Sustainability is an increasingly important issue for port logistics companies. As a neutral logistics platform, Portbase wants to help the community move forward in this area. After all, as well as improving quality, digitalisation results in increased efficiency, which in turn is the basis for more sustainable operations. A recently developed emissions reduction model shows the potential CO2 savings from using the Port Community System (PCS).

“We worked with research firm Ecorys to develop the emissions reduction model”, says Stephanie van den Berg. As Lead Sustainability, she is responsible for sustainability efforts at Portbase. “The model gives companies concrete insight into their potential sustainability gains from using Portbase services, and in particular the emissions reductions they could achieve by participating in our services Notification Import Documentation, Notification Export Documentation and Hinterland Container Notification.”

Making potential CO2 savings tangible

For the model, Ecorys made realistic calculations of potential emissions reductions from using the relevant Portbase services. Stephanie: “Think better flow at terminals, fewer empty chassis, less stopping and waiting, better capacity utilisation and a modal shift. The results are visible in the model as potential savings in tons of CO2 and in euros. These figures have also been translated into the number of trees, flights between Amsterdam and Rome, train trips between Amsterdam and Paris, years of driving a petrol-powered car and years of electricity consumption by an average Dutch household. Overall, we can say that the figures do show that digitalising the ports – and hence making them more efficient – also contributes to making them more sustainable.”
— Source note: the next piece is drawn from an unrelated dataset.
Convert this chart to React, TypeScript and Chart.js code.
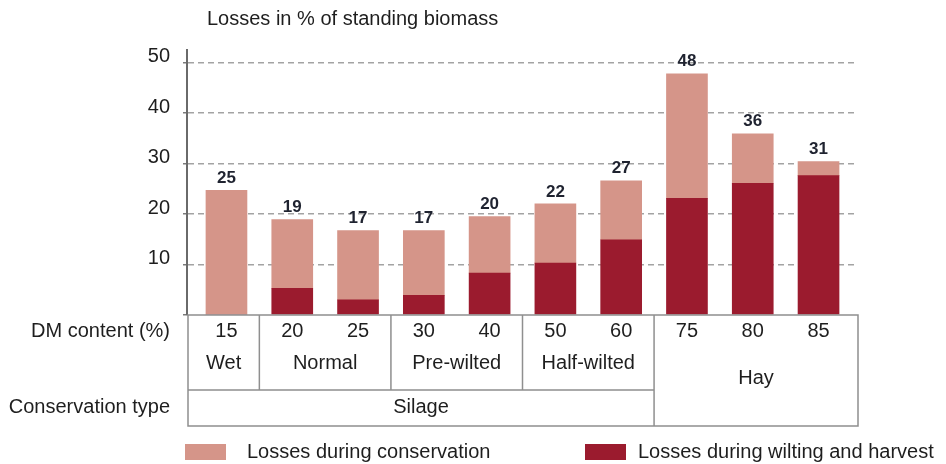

Sustainability a key component of strategy

The emissions reduction model is one of the elements in a more comprehensive sustainability strategy for the period 2023 – 2025. Through this strategy, Portbase wants to further contribute to meeting the sustainability challenges facing the community. Stephanie: “In the sustainability strategy, we define three areas of focus: our own organisation, our portfolio of services for the market and the larger ecosystem within which we operate at Portbase.”

Concrete actions

The detailed mapping of Portbase’s own footprint is scheduled for 2024. Stephanie anticipates a positive outcome. “We already have a sustainable mobility policy, explicitly focus on employee safety and vitality, are located in a sustainable building certified as BREEAM excellent, and our services run in a cloud that will be 100% green by 2025.”

The emissions reduction model is one of the tools in the portfolio of services provided to customers. “When expanding existing services and developing new ones, we will also be actively promoting sustainability by including emissions reduction in our prioritisation”, says Stephanie. “Finally, in the larger ecosystem, our primary focus is on disseminating or acquiring knowledge, nationally and internationally, and forming coalitions. The ultimate goal is emission-free ports by 2050.”

Taking a lead for the community

How and in what role Portbase can further contribute to making ports more sustainable in the coming years is an open question for Stephanie. “The emissions reduction model shows that digitalisation has concrete effects. Now we are trying to identify the appropriate next steps. What does the community need? We want to identify future sustainability trends and catalogue the rapidly increasing volume of laws and regulations. What impact will they have on the ports’ core processes? More and more actors are realising that now is the time to act. As a neutral umbrella organisation of and for the community, we enjoy engaging with our customers, in customer panels and our strategic advisory board. We like to hear what our customers’ needs are in terms of making port logistics more sustainable. With the help of digitalisation, we can do a lot more in terms of sustainability!”